WEATHER PATTERNS SHIFT: More extremes in weather is a change Jim Farris finds especially challenging.
Bishop: Change is all around. My nephew has put up new buildings to raise turkeys on contract near us. Those weren’t around years ago. On my own farm, I started out with a three-bottom plow. Now we no-till. The truth is, farming is changing all the time, and we try to ride the wave.
Christine York: There is much more emphasis on paying attention to the acceptance of what we do by the public today. We operate a wean-to-finish hog operation, raising pigs on contract. We must try to let the public know why we do what we do.
Mark York: Ag advocacy is much more important today than ever before. We need to be engaged as producers at the state and federal level. If you’re not at the table as producers, you’re going to get beaten up when it comes to policies and regulations. We talk about how many people we serve with pork instead of how many pigs we produce per year. We affect 135,000 people because we raise enough pork for that many people.
PUBLIC PERCEPTION: What consumers think matters a great deal today, note Mark and Christine York.
Mintert: What I hear you guys saying is that there has been lots of change in 50 years. At one time we could take it for granted that the public would support agriculture. Today we must make sure people know what we do and why we do it.
What are the biggest challenges facing farmers and agriculture going forward?

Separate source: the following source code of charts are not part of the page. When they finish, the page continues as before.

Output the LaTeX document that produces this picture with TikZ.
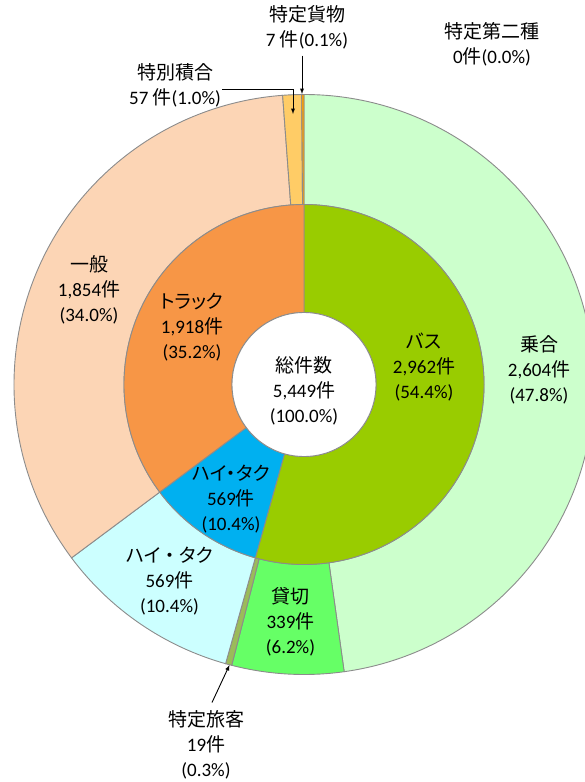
\documentclass[tikz,border=0pt]{standalone}
\usepackage{fontspec}
\setmainfont{Noto Sans CJK JP}[RawFeature={+palt}]
\newfontfamily\calfont{Carlito}
\newcommand{\kensu}[3]{#1\\{\calfont #2}件\\{\calfont (#3\%)}}
\definecolor{edgegray}{HTML}{8C8C8C}
\definecolor{joai}{HTML}{CCFFCC}
\definecolor{kashikiri}{HTML}{66FF66}
\definecolor{ryokyaku}{HTML}{9BBB59}
\definecolor{taxiout}{HTML}{CCFFFF}
\definecolor{ippan}{HTML}{FCD5B5}
\definecolor{sekigo}{HTML}{FFCC66}
\definecolor{kamotsu}{HTML}{FFA000}
\definecolor{bus}{HTML}{99CC00}
\definecolor{taxiin}{HTML}{00B0F0}
\definecolor{truck}{HTML}{F79646}
\begin{document}
\begin{tikzpicture}[x=1pt,y=-1pt]
\tikzstyle{lbl}=[align=center,inner sep=1pt,font=\fontsize{19}{25}\selectfont]
\tikzstyle{part}=[draw=edgegray,line width=0.9pt]
\tikzstyle{arr}=[-latex,line width=0.9pt]
\useasboundingbox (0,0) rectangle (584,782);
\begin{scope}[shift={(304,384.5)},y=1pt]
% outer ring
\foreach \a/\b/\c in {90/-82.039/joai,-82.039/-104.434/kashikiri,
    -104.434/-105.689/ryokyaku,-105.689/-143.282/taxiout,
    -143.282/-265.772/ippan,-265.772/-269.538/sekigo,-269.538/-270/kamotsu}
  \draw[part,fill=\c] (\a:290) arc[start angle=\a,end angle=\b,radius=290]
    -- (\b:180) arc[start angle=\b,end angle=\a,radius=180] -- cycle;
% inner ring
\foreach \a/\b/\c in {90/-105.689/bus,-105.689/-143.282/taxiin,-143.282/-270/truck}
  \draw[part,fill=\c] (\a:180) arc[start angle=\a,end angle=\b,radius=180]
    -- (\b:72) arc[start angle=\b,end angle=\a,radius=72] -- cycle;
\draw[part,fill=white] (0,0) circle[radius=72];
\end{scope}
\node[lbl] (total) at (304,391) {\kensu{総件数}{5,449}{100.0}};
\node[lbl] (busL) at (424,367) {\kensu{バス}{2,962}{54.4}};
\node[lbl] (taxiI) at (231,499) {\kensu{ハイ・タク}{569}{10.4}};
\node[lbl] (truckL) at (192,327) {\kensu{トラック}{1,918}{35.2}};
\node[lbl] (joaiL) at (539,370) {\kensu{乗合}{2,604}{47.8}};
\node[lbl] (kashiL) at (290.5,622) {\kensu{貸切}{339}{6.2}};
\node[lbl] (taxiO) at (169.5,581) {\kensu{ハイ ・ タク}{569}{10.4}};
\node[lbl] (ippanL) at (89,290) {\kensu{一般}{1,854}{34.0}};
\node[lbl] (ryokyakuL) at (206,745) {\kensu{特定旅客}{19}{0.3}};
\node[lbl] (kamotsuL) at (307,27.5) {特定貨物\\{\calfont 7 }件{\calfont (0.1\%)}};
\node[lbl] (dainishuL) at (492,44.5) {特定第二種\\{\calfont 0}件{\calfont (0.0\%)}};
\node[lbl] (sekigoL) at (175,85) {特別積合\\{\calfont 57 }件{\calfont (1.0\%)}};
% leaders
\coordinate (kamotsuTip) at (302,94);
\coordinate (sekigoBend) at (293,89);
\coordinate (sekigoTip) at (293,114);
\coordinate (ryokyakuTip) at (229.5,665);
\draw[arr,shorten <=5pt] (kamotsuTip |- kamotsuL.south) -- (kamotsuTip);
\draw[arr] (sekigoL.east |- sekigoBend) -- (sekigoBend) -- (sekigoTip);
\draw[arr] ([xshift=6pt,yshift=7pt]ryokyakuL.north) -- (ryokyakuTip);
\end{tikzpicture}
\end{document}
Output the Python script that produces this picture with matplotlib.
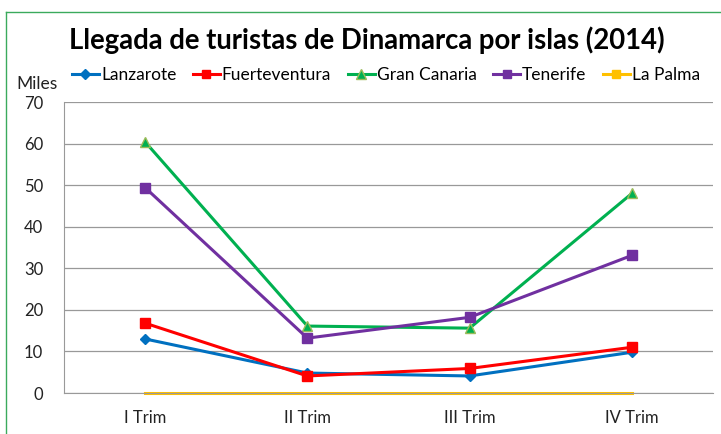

Farris: First, as the percentage of people working in agriculture goes down, it’s important to tell our story. Second, we need to be aware of changing weather patterns. Knox County, where we live, is surrounded by 35 miles of rivers. We don’t have control of what happens with the amount of water coming down those rivers today in many cases.
Bishop: Having land to farm is still the key for an individual. It’s becoming tougher to keep a land base together today. At the same time, we need more young people to come into agriculture. That’s our challenge.
DIFFERENT TILLAGE METHODS: Barry Bishop says he gets more out of his rolling farmland today because he no-tills and uses conservation practices where necessary.
Christine York: Understanding the public perception of what we do is important. Education is the key.
Mark York: Our challenge is to tell our story. It’s a good story. Producers are only 1.5% of the population of this country, and we are feeding the country and the world.
Carl Swinford: We need to make sure people who don’t live on the farm learn where food comes from. It doesn’t just come from the grocery store. We have a duty to tell our story.
Sally Swinford: Our job is to leave our land better than we found it for the future generations. At the same time, we need to educate people as to where their food comes from and how it gets to their table every day.
Mintert: I hear you saying that we need more young people in agriculture, and that’s a major challenge. I also hear you saying that farmers need to play a bigger role in developing a social contract with the public. Young people in agriculture have some challenges ahead of them.